I don't like Google's control of Amp, but it exists because of the original sin of html and js. Everything about html is terrible: bloated, pointlessly verbose, etc.

I have a dream that we all just start using Gopher and dump the www, but it's never going to happen. Maybe even browser vendors could get to together and design a super light weight markup based on S-exps or something, but that's probably not going to happen either. Amp is the best we got and it solves a real problem. And it solves the problem well.

3 comments

But does AMP makes internet usable on those $40 phones? I have a recent mid-range $200 phone and pretty much the only website the regularly hogs my browser is Google News, which coincidentally is also the only one that uses AMP. It's anecdote, but in my experience AMP (or whatever else Google News does) degrades performance to an amazing extent.
Google News is far from being the only one using AMP and there's a massive difference in loading times and rendering speed for most news sites between AMP and non-AMP versions even on my 1GBit internet connection.
FWIW my impression is not that Google News is bandwidth heavy, but that it is JavaScript heavy. It works fine on the computer but it's hard to use on the phone, even on the same connection.
Fair points, although to your last point, I wouldn't necessarily agree it solves the problem well. AMP makes some websites almost unusable (intentionally disables core functionality) and there's no way to disable AMP except manually re-typing the URL for every page. If its goal is just to serve a smaller page, it is a rough workaround with high costs IMO (often slower loading times, weird performance issues, disabled functionality, less open internet).

I appreciate that not everyone has fast data, but not having data speed to read a basic web page is really becoming the exception, not the norm. Data transmission is getting cheaper and faster and available in more remote places every year.

I wouldn't have a huge problem with AMP if I could opt out. Unfortunately I can't. So despite my blazing fast unlimited plan on a flagship device, I'm getting served crippled pages with degraded performance. It's like I own a Ferrari kitted out with all the extras and Google is saying "here have you tried out this cool bicycle? It has special pedals so you can't go too fast and we reconfigured the handlebars so you don't accidentally do something like steering! It even has a bell. Ting-ting, ting-ting!

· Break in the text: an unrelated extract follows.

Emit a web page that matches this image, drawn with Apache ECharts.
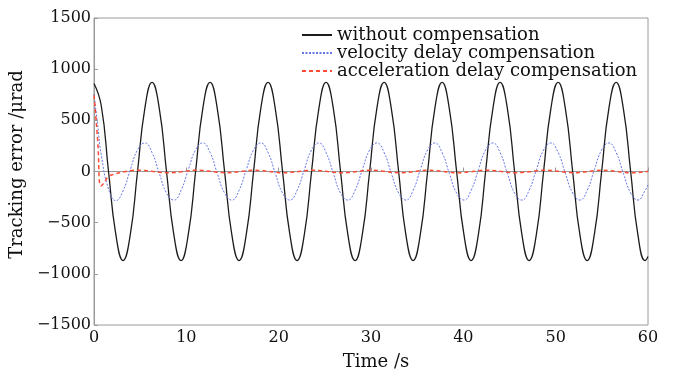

How cool is that?"

In all seriousness, it is neat if it makes the web more useable for low-connectivity users, but maybe then limit AMP to those places (which are shrinking every year) and don't serve needlessly crippled pages when I'm standing in downtown Amsterdam or Hong Kong at the center of the internet, connected to blazing fast Wifi.

As much as a smack my lips at a supported non-XML, S-exp language for markup, isn't this what Brotli's dictionary of all the bloated XML tags, et. al. sets out to solve with its compression?
Sure, but that's just another layer on a steaming pile of shit. The webpage is still super large, it still takes up ram, it still takes up cpu to decompress and compress, etc etc. It's the kind of solution one comes up with when they recognize that nothing can actually be done to solve the real problem.